Posted by James Briggs on December 25, 2003

In Reply to: Archives on pear-shaped posted by R. Berg on December 25, 2003

: : : : "When things go pear-shaped" apparently means something goes wrong or turns out in some unexpected way. Google has only a few hundred hits. Cecking several it seems to be used in many contexts; software, soccar and the spiritual life.

: : : : Any thoughts on when, where or why "when things go pear-shaped" originated.

: : : Typing "pear" in the Search the Archives box will produce the explanation.

: : Typing "pear" in the Search the Archives box produces dozens of redundant instructions to go search the archives and one paragraph about airplanes which doesn't add much explain why it would be used in such a wide variety of contexts today as a google search on gone pear shaped and airplane doesn't find much either.
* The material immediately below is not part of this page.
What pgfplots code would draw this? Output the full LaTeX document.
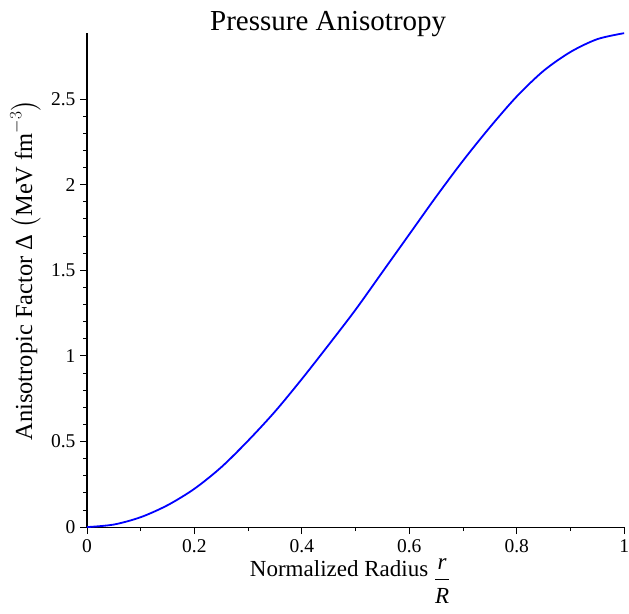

BTW, why do we have to search the archives of a phrase board using a single word?

: All those instructions to search the archives are there because many people asked the question anew when the archived explanation was available.

: You can search using two words, such as "pear" and "gone." I suggested "pear" after trying it: the aeronautic explanation came up first when I used that word alone.

: As "it's all gone pear-shaped" is apparently a British expression, you might get better results if you wait a few hours until the English are awake. I'm in the U.S., and I don't hear people use the saying. My understanding is that it originated with reference to plane trajectories that degrade from their ideal shape; but why it entered general use, who can say? Lots of phrases start in some technical field and become popular, and other phrases used in a technical field remain confined to it.

To go pear shaped is an expression used to indicate that a scheme has not been perfectly executed. The phrase seems to have originated in British English in the late 1940s or early 1950s. I have come across several suggested origins, but the best, for me, is related to training aircraft pilots. At some stage they are encouraged to try to fly loops - very difficult to make perfectly circular; often the trainee pilot's loops would go pear shaped. The expression then spread into general usage.